Londra – Tahran
İran’da bu inancın kökleri 19’uncu yüzyıla dayanır. Bahailik tüm halklar arasında birlik ve eşitliğe çağırıyor. Bu inancın mensupları 1817’de İran’da doğan Bahaullah’ın öğretilerine inanıyor. Dünya genelinde milyonlarla ifade edilen mensuplarının İran’daki sayılarının yaklaşık 300 bin olduğu tahmin ediliyor.
Bahailik inancı, 1979 Devrimi sonrası sapkın inançlar kategorisinde değerlendirilmesi sebebiyle yasaklı. Fransız Haber Ajansı’na (AFP) göre İran siyasi rejimi bu inancın mensuplarını “bidat ehli” olarak tanımlıyor ve genellikle ezeli bölgesel düşmanı İsrail ile irtibatlı olmakla suçluyor.
İran İstihbarat Bakanlığı, gözaltına alınan zanlıların “merkezi, işgal altındaki Filistin’de bulunan, Adalet Evi olarak isimlendirilen Siyonist merkezle doğrudan bağlantılı olduklarını” açıkladı.
AFP’nin aktardığı Bakanlığın açıklamasında, “Bahsi geçen merkez, tutuklanan şebekeye, saldırgan propaganda hattı başlığı ve hedef bilgileri toplama özel görevi altında İran’da sapkın Bahai mezhebi örgütlendirmesini canlandırma stratejisini iletti. Şebekenin üyelerine Bahailik tarafından uydurulan sömürge öğretilerini geniş çapta yayma ve ülkenin dört bir yanında çeşitli düzeylerdeki eğitim ortamlarına özellikle anaokullarına sızma görevleri verildi” ifadeleri kullanıldı.
İran, Bahailiğe mensup olmakla suçladığı kişilerin mal varlığına genellikle el koyuyor. Ayrıca bu inancın mensupları üniversitelere giriş de dahil olmak üzere birçok avantajdan mahrum bırakılıyor.

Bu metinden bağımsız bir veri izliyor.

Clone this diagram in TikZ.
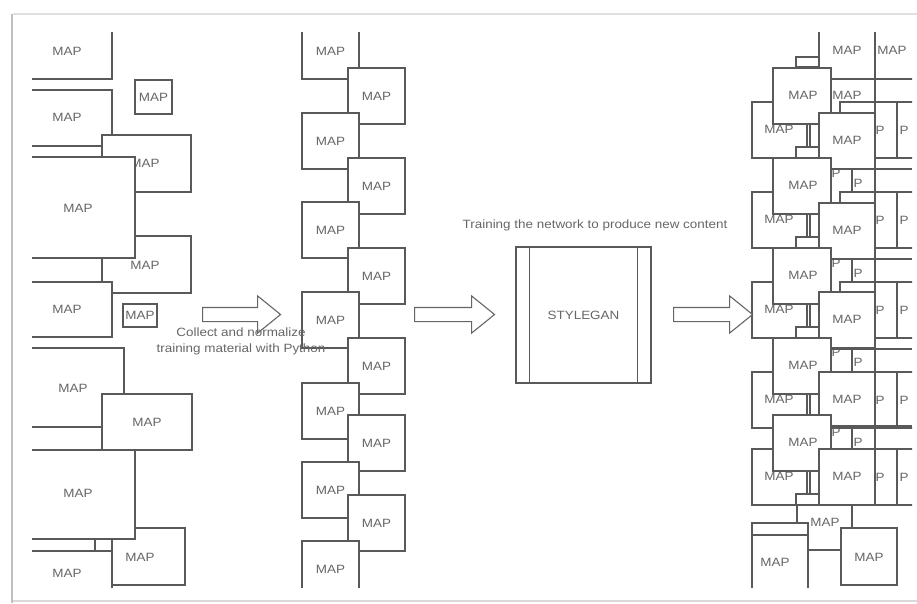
\documentclass[tikz,border=0pt]{standalone}
\usepackage{fontspec}
\setmainfont{Liberation Sans}[FakeStretch=1.12]
\usetikzlibrary{shapes.arrows}

\tikzset{
	mapbox/.style={draw=black!65, line width=1.3pt, fill=white},
	smallbox/.style={mapbox, line width=2pt},
	maptext/.style={text=black!60, font=\fontsize{12}{14}\selectfont, inner sep=0pt},
	bigarrow/.style={single arrow, draw=black!60, line width=1.1pt, fill=white,
		inner xsep=0pt, inner ysep=6.5pt, single arrow head extend=11.5pt,
		single arrow tip angle=78, anchor=tail},
}

\begin{document}
\begin{tikzpicture}[x=1pt, y=-1pt]
	\useasboundingbox (0,0) rectangle (917,603);
	% frame
	\draw[black!25, line width=2.5pt] (12,603) -- (12,14);
	\draw[black!12, line width=2pt] (13,14) -- (917,14);
	\draw[black!15, line width=1.5pt] (13,601) -- (917,601);

	\begin{scope}
		\clip (32,32) rectangle (912,587);
		% training material
		\foreach \xa/\ya/\xb/\yb/\tx/\ty [count=\i] in {
			0/0/112/79/67/51, 0/90/112/146/67/117, 102/135/191/192/145/163,
			102/236/191/293/145/265, 0/157/135/258/78/208, 0/282/112/337/67/309,
			0/348/124/427/73/388, 102/394/192/450/147/422, 112/528/185/585/140/557,
			0/450/135/539/78/493}
		{
			\filldraw[mapbox] (\xa,\ya) rectangle (\xb,\yb);
			\node[maptext] (lmap\i) at (\tx,\ty) {MAP};
		}
		\filldraw[mapbox] (0,539) rectangle (95,620);
		\filldraw[mapbox] (0,551) rectangle (112,620);
		\node[maptext] (lmap11) at (67,573) {MAP};
		\filldraw[smallbox] (135,80) rectangle (172,114);
		\node[maptext] (lsmall1) at (153.5,97) {MAP};
		\filldraw[smallbox] (123,304) rectangle (157,327);
		\node[maptext] (lsmall2) at (140,315.5) {MAP};

		% normalized material
		\foreach \xa/\ya [count=\i] in {302/23, 348/68, 302/113, 348/158, 302/202,
			348/248, 302/292, 348/338, 302/383, 348/415, 302/462, 348/495, 302/541}
		{
			\filldraw[mapbox] (\xa,\ya) rectangle +(57,56);
			\node[maptext] (mmap\i) at (\xa+28.5,\ya+28) {MAP};
		}

		% generated content
		\filldraw[mapbox] (875,-10) rectangle (935,79);
		\node[maptext] (rtop2) at (892,50) {MAP};
		\filldraw[mapbox] (819,23) rectangle (875,79);
		\node[maptext] (rtop1) at (847,50) {MAP};
		\filldraw[mapbox] (796,57) rectangle (819,67);
		\node[maptext] (rmid) at (847,95) {MAP};
		\foreach \t/\r in {68/45, 158/45, 248/44, 338/34, 415/34}
		{
			\draw[mapbox] (831,\t+11) -- (912,\t+11);
			\filldraw[mapbox] (875,\t+34) rectangle (935,\t+90);
			\filldraw[mapbox] (840,\t+34) rectangle (897,\t+90);
			\node[maptext] (rfar\t) at (904,\t+62) {P};
			\filldraw[mapbox] (752,\t+34) rectangle (810,\t+90);
			\node[maptext] (rlw\t) at (779,\t+61) {MAP};
			\filldraw[mapbox] (773,\t) rectangle (831,\t+56);
			\node[maptext] (rlu\t) at (803,\t+27) {MAP};
			\draw[mapbox] (807,\t+56) -- (807,\t+79);
			\filldraw[mapbox] (796,\t+79) rectangle (819,\t+90);
			\filldraw[mapbox] (819,\t+\r) rectangle (875,\t+\r+56);
			\node[maptext] (rm\t) at (847,\t+\r+27) {MAP};
			\node[maptext] (rr\t) at (880,\t+62) {P};
			\draw[mapbox] (852,\t+\r+56) -- (852,\t+\r+79);
			\ifnum\t<400
				\node[maptext] (rpa\t) at (836,\t+\r+60) {P};
				\node[maptext] (rpb\t) at (858,\t+\r+70) {P};
			\fi
		}
		\draw[mapbox] (875,32) -- (875,505);
		\draw[mapbox] (752,505) -- (912,505);
		\draw[mapbox] (797,505) -- (797,523);
		\node[maptext] (rlow) at (825,522) {MAP};
		\filldraw[mapbox] (752,523) rectangle (808,620);
		\draw[mapbox] (752,535) -- (808,535);
		\node[maptext] (rbl) at (775,562) {MAP};
		\filldraw[mapbox] (841,528) rectangle (897,585);
		\node[maptext] (rbr) at (869,557) {MAP};
		\draw[mapbox] (808,550) -- (841,550);
	\end{scope}

	% pipeline
	\node[bigarrow, minimum height=78pt, minimum width=36pt] (collect) at (202,314.5) {};
	\node[bigarrow, minimum height=80pt, minimum width=36pt] (train) at (414,314.5) {};
	\node[bigarrow, minimum height=79pt, minimum width=36pt] (produce) at (673,314.5) {};
	\node[maptext, align=center, font=\fontsize{12}{16}\selectfont] (caption) at (241,341)
		{Collect and normalize\\training material with Python};
	\node[maptext] (title) at (595,225) {Training the network to produce new content};
	\node[maptext, draw=black!65, line width=1.3pt, minimum width=135pt, minimum height=136pt]
		(gan) at (583.5,315) {STYLEGAN};
	\draw[black!65, line width=1.3pt] ([xshift=14pt]gan.north west) -- ([xshift=14pt]gan.south west)
		([xshift=-14pt]gan.north east) -- ([xshift=-14pt]gan.south east);
\end{tikzpicture}
\end{document}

Birleşmiş Milletler (BM) Genel Kurulu 2018’in sonlarında, Tahran’a dini azınlık mensuplarına yönelik “baskı”, “terörize etme” ve “keyfi tutuklamalara” son verme ve “dini mensubiyetleri sebebiyle tutuklanan Bahaileri serbest bırakma” çağrısında bulunmuştu.